*Exercise description*:
Would you repeat the listing exactly but omit every picture?

····················

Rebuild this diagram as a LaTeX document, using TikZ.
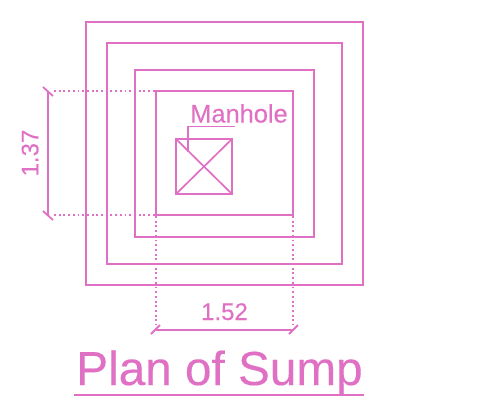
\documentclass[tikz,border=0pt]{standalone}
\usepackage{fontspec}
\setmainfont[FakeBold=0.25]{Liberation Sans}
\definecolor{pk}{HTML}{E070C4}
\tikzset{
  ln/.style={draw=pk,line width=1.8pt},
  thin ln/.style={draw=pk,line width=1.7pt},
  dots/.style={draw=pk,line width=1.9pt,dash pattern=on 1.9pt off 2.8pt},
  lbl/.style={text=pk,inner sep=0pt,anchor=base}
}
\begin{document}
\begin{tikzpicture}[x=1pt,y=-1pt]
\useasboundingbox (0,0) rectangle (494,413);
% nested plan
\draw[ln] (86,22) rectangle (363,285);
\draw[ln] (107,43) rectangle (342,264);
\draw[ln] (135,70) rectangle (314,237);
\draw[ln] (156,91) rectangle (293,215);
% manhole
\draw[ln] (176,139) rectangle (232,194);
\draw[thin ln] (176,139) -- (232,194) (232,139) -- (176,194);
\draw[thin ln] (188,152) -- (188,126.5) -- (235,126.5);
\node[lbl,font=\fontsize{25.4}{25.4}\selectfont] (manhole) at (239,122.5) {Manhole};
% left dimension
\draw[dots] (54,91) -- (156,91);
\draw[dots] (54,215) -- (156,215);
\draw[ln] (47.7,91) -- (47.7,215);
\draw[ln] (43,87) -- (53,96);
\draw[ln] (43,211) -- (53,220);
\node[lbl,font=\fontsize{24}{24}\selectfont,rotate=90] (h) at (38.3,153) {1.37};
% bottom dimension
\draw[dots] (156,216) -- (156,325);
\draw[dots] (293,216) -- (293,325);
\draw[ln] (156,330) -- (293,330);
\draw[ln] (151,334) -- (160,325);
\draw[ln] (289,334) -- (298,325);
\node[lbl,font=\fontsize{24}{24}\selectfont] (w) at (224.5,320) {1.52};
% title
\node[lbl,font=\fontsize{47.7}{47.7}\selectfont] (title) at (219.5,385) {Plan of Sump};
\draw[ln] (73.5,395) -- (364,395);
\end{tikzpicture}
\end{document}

····················

*Complete output*:
Rebuild this diagram as a LaTeX document, using TikZ.
\documentclass[tikz,border=0pt]{standalone}
\usepackage{fontspec}
\setmainfont[FakeBold=0.25]{Liberation Sans}
\definecolor{pk}{HTML}{E070C4}
\tikzset{
  ln/.style={draw=pk,line width=1.8pt},
  thin ln/.style={draw=pk,line width=1.7pt},
  dots/.style={draw=pk,line width=1.9pt,dash pattern=on 1.9pt off 2.8pt},
  lbl/.style={text=pk,inner sep=0pt,anchor=base}
}
\begin{document}
\begin{tikzpicture}[x=1pt,y=-1pt]
\useasboundingbox (0,0) rectangle (494,413);
% nested plan
\draw[ln] (86,22) rectangle (363,285);
\draw[ln] (107,43) rectangle (342,264);
\draw[ln] (135,70) rectangle (314,237);
\draw[ln] (156,91) rectangle (293,215);
% manhole
\draw[ln] (176,139) rectangle (232,194);
\draw[thin ln] (176,139) -- (232,194) (232,139) -- (176,194);
\draw[thin ln] (188,152) -- (188,126.5) -- (235,126.5);
\node[lbl,font=\fontsize{25.4}{25.4}\selectfont] (manhole) at (239,122.5) {Manhole};
% left dimension
\draw[dots] (54,91) -- (156,91);
\draw[dots] (54,215) -- (156,215);
\draw[ln] (47.7,91) -- (47.7,215);
\draw[ln] (43,87) -- (53,96);
\draw[ln] (43,211) -- (53,220);
\node[lbl,font=\fontsize{24}{24}\selectfont,rotate=90] (h) at (38.3,153) {1.37};
% bottom dimension
\draw[dots] (156,216) -- (156,325);
\draw[dots] (293,216) -- (293,325);
\draw[ln] (156,330) -- (293,330);
\draw[ln] (151,334) -- (160,325);
\draw[ln] (289,334) -- (298,325);
\node[lbl,font=\fontsize{24}{24}\selectfont] (w) at (224.5,320) {1.52};
% title
\node[lbl,font=\fontsize{47.7}{47.7}\selectfont] (title) at (219.5,385) {Plan of Sump};
\draw[ln] (73.5,395) -- (364,395);
\end{tikzpicture}
\end{document}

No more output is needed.